Der konkrete Name wäre schon ganz gut, denn dann würde ich dir empfehlen doch mal den aktuellsten Treiber (wenn es einen gibt) zu installieren.


----------



## Kantorus (6. Januar 2007)

Der Name steht nur leider nirgens selbst am Gerät stehen nur Seriennummer Modelnummer etc.

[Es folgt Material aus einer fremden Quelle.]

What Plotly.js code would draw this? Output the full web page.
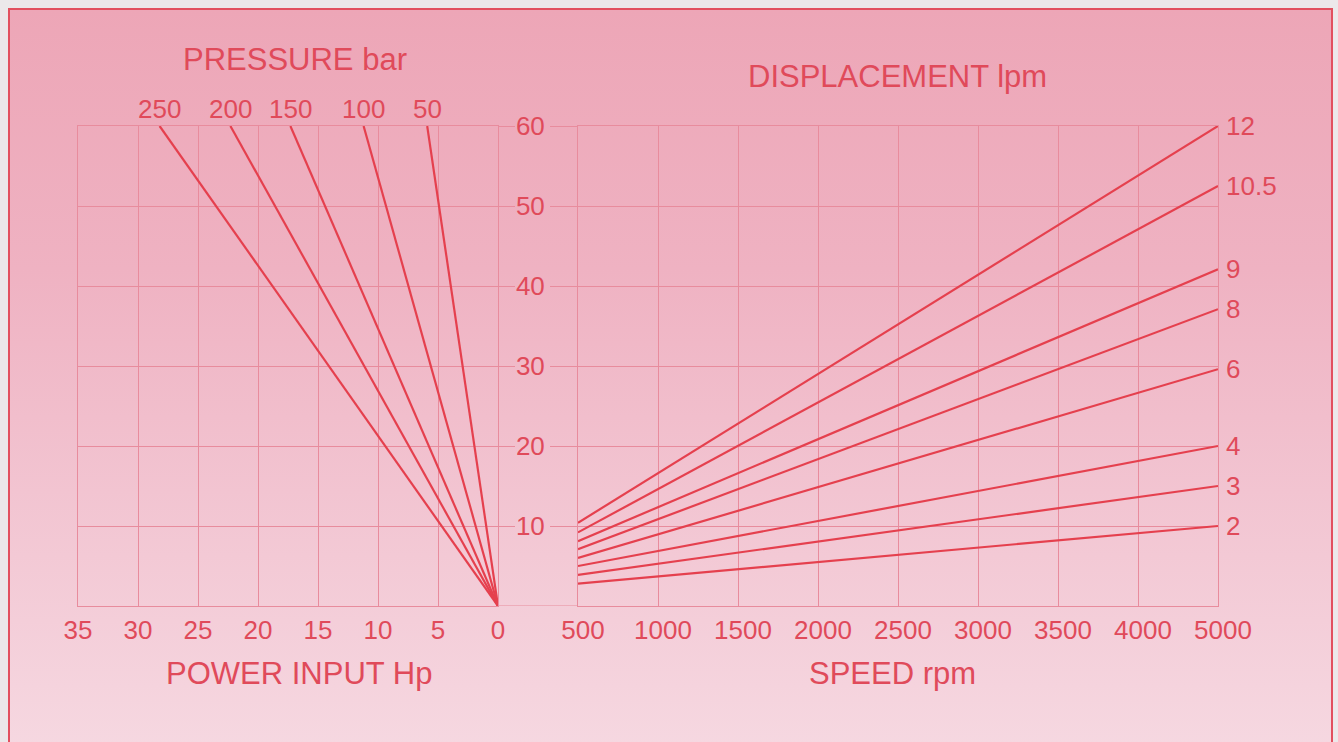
<!DOCTYPE html>
<html>
<head>
<meta charset="utf-8">
<script src="https://cdn.plot.ly/plotly-3.0.1.min.js"></script>
<style>
  html, body { margin: 0; padding: 0; width: 1338px; height: 742px; overflow: hidden; background: #ece8ea; }
  #frame {
    position: absolute; left: 8px; top: 8px; width: 1321px; height: 740px;
    border-top: 2px solid #e2505f; border-left: 2px solid #e2505f; border-right: 2px solid #e2505f;
    background: linear-gradient(to bottom, #eda6b7 0%, #efb2c2 35%, #f2c4d1 65%, #f6d8e1 100%);
  }
  #chart { position: absolute; left: 0; top: 0; width: 1338px; height: 742px; }
</style>
</head>
<body>
<div id="frame"></div>
<div id="chart"></div>
<script>
// ---- data ----
const pressureLabels = ['250', '200', '150', '100', '50'];      // bar
const powerAt60 = [28.2, 22.3, 17.3, 11.2, 5.9];                 // Hp where each line reaches 60 lpm
const powerTicks = [35, 30, 25, 20, 15, 10, 5, 0];

const speedTicks = ['500', '1000', '1500', '2000', '2500', '3000', '3500', '4000', '5000']; // rpm (as printed)
const displacementLabels = ['12', '10.5', '9', '8', '6', '4', '3', '2'];
const flowAtStart = [10.4, 9.2, 8.1, 7.1, 6.0, 5.0, 3.9, 2.8];    // lpm at 500 rpm
const flowAtEnd = [60, 52.5, 42.1, 37.1, 29.6, 20, 15, 10];       // lpm at 5000 rpm
const flowTicks = [10, 20, 30, 40, 50, 60];

// ---- style ----
const RED = '#e5404e';
const TXT = '#e04a5a';
const GRID = '#e88c9d';
const FONT = 'Liberation Sans, Arial, Helvetica, sans-serif';
const TICK = 26, TITLE = 31;

const W = 1338, H = 742;
const px = v => v / W, py = v => 1 - v / H;
const leftDom = [px(78), px(498)];
const rightDom = [px(578), px(1218)];
const yDom = [py(606), py(126)];

const traces = [];
pressureLabels.forEach((p, i) => {
  traces.push({
    type: 'scatter', mode: 'lines', xaxis: 'x', yaxis: 'y',
    x: [0, powerAt60[i]], y: [0, 60],
    line: { color: RED, width: 2.2 }, hoverinfo: 'skip', showlegend: false
  });
});
displacementLabels.forEach((d, i) => {
  traces.push({
    type: 'scatter', mode: 'lines', xaxis: 'x2', yaxis: 'y2',
    x: [speedTicks[0], speedTicks[speedTicks.length - 1]], y: [flowAtStart[i], flowAtEnd[i]],
    line: { color: RED, width: 2.2 }, hoverinfo: 'skip', showlegend: false
  });
});

const annotations = [];
pressureLabels.forEach((p, i) => {
  annotations.push({
    xref: 'x', yref: 'y', x: powerAt60[i], y: 60, text: p, showarrow: false,
    yanchor: 'bottom', yshift: 0, font: { family: FONT, size: TICK, color: TXT }
  });
});
displacementLabels.forEach((d, i) => {
  annotations.push({
    xref: 'x2', yref: 'y2', x: speedTicks.length - 1, y: flowAtEnd[i], text: d, showarrow: false,
    xanchor: 'left', xshift: 6, font: { family: FONT, size: TICK, color: TXT }
  });
});
const titles = [
  ['PRESSURE bar', 295, 60], ['DISPLACEMENT lpm', 897, 76],
  ['POWER INPUT Hp', 299, 673], ['SPEED rpm', 892, 673]
];
titles.forEach(t => annotations.push({
  xref: 'paper', yref: 'paper', x: px(t[1]), y: py(t[2]), text: t[0], showarrow: false,
  xanchor: 'center', yanchor: 'middle', font: { family: FONT, size: TITLE, color: TXT }
}));

const axisCommon = {
  showgrid: true, gridcolor: GRID, gridwidth: 1,
  showline: true, linecolor: GRID, linewidth: 1, mirror: true,
  zeroline: false, fixedrange: true,
  tickfont: { family: FONT, size: TICK, color: TXT }
};

const layout = {
  width: W, height: H,
  margin: { l: 0, r: 0, t: 0, b: 0 },
  paper_bgcolor: 'rgba(0,0,0,0)', plot_bgcolor: 'rgba(0,0,0,0)',
  showlegend: false,
  xaxis: Object.assign({}, axisCommon, {
    domain: leftDom, anchor: 'y', range: [35, 0], tickvals: powerTicks, ticks: '', ticklabelstandoff: 1
  }),
  yaxis: Object.assign({}, axisCommon, {
    domain: yDom, anchor: 'x', range: [0, 60], tickvals: flowTicks, side: 'right',
    ticks: 'outside', ticklen: 16, tickcolor: GRID, tickwidth: 1, showticklabels: false
  }),
  xaxis2: Object.assign({}, axisCommon, {
    domain: rightDom, anchor: 'y2', type: 'category', categoryorder: 'array', categoryarray: speedTicks,
    range: [0, speedTicks.length - 1], ticks: '', ticklabelshift: 5, ticklabelstandoff: 1
  }),
  yaxis2: Object.assign({}, axisCommon, {
    domain: yDom, anchor: 'x2', range: [0, 60], tickvals: flowTicks, side: 'left',
    ticks: 'outside', ticklen: 27, tickcolor: GRID, tickwidth: 1
  }),
  shapes: [{
    type: 'line', xref: 'paper', yref: 'y', x0: leftDom[1], x1: rightDom[0], y0: 0, y1: 0,
    line: { color: GRID, width: 1 }
  }],
  annotations: annotations
};

Plotly.newPlot('chart', traces, layout, { displayModeBar: false, staticPlot: true });
</script>
</body>
</html>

An der Software von WoW kann es auch nicht liegen den das Problem trat grade auch bei anderen Spielen auf


----------



## Kantorus (6. Januar 2007)

hab es grad nachdem der Bildschirm schwarz war länger laufen lassen als ich ihn nach 2 Minuten neustartete kam ein blauer Bildschirm wo etwas stand (weiß nicht mehr was bei ____ stand) _____ wurde beendet damit der Computer nicht bestädigt wird 

und noch weitere sachen am ende stand noch was davon das ein Abbild auf dem Datenträger erstellt wird weiß nicht was damit gemeint ist


----------



## Fafi (8. Januar 2007)

Ist schon mal gut zu wissen, dass es also doch an der Hardware liegt und nicht an WoW. 

Ich würde dir aber wirklich empfehlen, vielleicht mal eine Anleitung zu suchen, falls du die noch hast oder irgendwie den Namen heraus zu bekommen. Denn für Monitore gibt es aufjedenfall auch Treiber.


----------